The XenSource microkernel is based on CentOS (itself a derivative of Red Hat Enterprise Linux) with only those services that are needed for virtualisation along with a proprietary management interface and Windows drivers. Ultimately, both the XenSource and RHEL models include a Xen hypervisor interacting directly with the processor, virtual machines (domain-U) and domain-0 for disc and network traffic. Both use native device drivers from the guest operating system, except in the case of full virtualised VMs (i.e. Windows VMs) in which case the XenSource products use signed proprietary paravirtualised Windows drivers for disk access and network traffic (XenSource Tools).

So when it comes to installation, we have two very different methods – whereas XenSource is a bare-metal installation, installing Xen on RHEL involves a number of RPMs to create the domain 0 environment. This is how it’s done:

Method 1 (the simple way) is to select all of the virtualisation tools during operating system installation.
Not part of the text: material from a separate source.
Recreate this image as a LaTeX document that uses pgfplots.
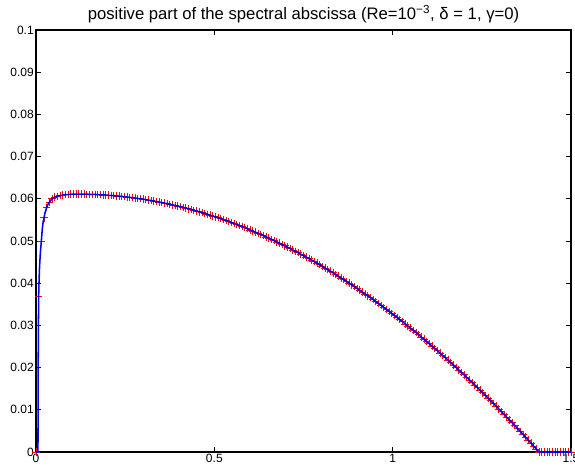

Alternatively, method 2 involves installing individual RPMs. At first I just installed the packages containing xen in their name from the /Server directory on the RHEL installation DVD (kernel-xen-2.6.18-8.el5.i686.rpm, kernel-xen-devel-2.6.18-8.el5.i686.rpm and xen-libs.3.0.3025.el5.i386.rpm) but even after rebooting into the Xen kernel I found that there were no management tools available (e.g. xm). Fortunately, I found a forum post that explained my mistake – I had installed the kernel and userspace libraries but not any of the tools/commands and another post that explains how to install Xen on RHEL:

cd /Server
rpm -Uvh kernel-xen-2.6.18-8.el5.i686.rpm
rpm -Uvh kernel-xen-devel-2.6.18-8.el5.i686.rpm
rpm -Uvh xen-libs-3.0.3-25.el5.i386.rpm
rpm -Uvh bridge-utils-1.1-2.i386.rpm
rpm -Uvh SDL-1.2.10-8.el5.i386.rpm
cd /VT
rpm -Uvh --nodeps libvirt-0.1.8-15.el5.i386.rpm

(--nodeps resolves a cyclic dependency between xen, libvert, libvirt-python and python-virtinst.)

rpm -Uvh libvirt-python-0.1.8-15.el5.i386.rpm
rpm -Uvh python-virtinst-0.99.0-2.el5.noarch.rpm
rpm -Uvh xen-3.0.3-25.el5.i386.rpm

At this point, it should be possible to start the Xen daemon (as long as a reboot onto the Xen kernel has been performed – either from manual selection or by changing the defaults in /boot/grub/menu.lst) using xend start. If the reboot took place after kernel installation but prior to installing all of the tools (as mine did) then chkconfig --list should confirm that xend is set to start automatically and in future it will not be necessary to start the Xen daemon manually. xm list should show that Domain-0 is up and running.

Finally, the Xen Virtual Machine Manager can be installed:

cd /Server
rpm -Uvh gnome-python2-gnomekeyring
cd /VT
rpm -Uvh virt-manager

Having installed Xen on RHEL, I was unable to install any Windows guests because the CPU on my machine doesn’t have Intel-VT or AMD-V extensions. It’s also worth noting that my attempts to install Xen on my notebook PC a few months ago were thwarted as, every time I booted into the Xen kernel, I was greeted with the following error:

KERNEL PANIC: Cannot execute a PAE-enabled kernel on a PAE-less CPU!

It turns out that 400MHz front side bus Pentium M processors do not support physical address extensions (PAE) – including the Pentium M 745 (“Dothan”) CPU that my notebook PC uses – and PAE is one of the pre-requisites for Xen.

Finally, it’s worth noting that my RHEL installation of Xen is running on a 32-bit 1.5GHz Pentium 4 (“Willamette”) CPU whereas the XenSource products require that the CPU supports a 64-bit instruction set. The flags shown with cat /proc/cpuinfo can be a bit cryptic but Todd Allen’s CPUID makes things a little clearer (if not quite as clear as CPU-Z is for Windows users).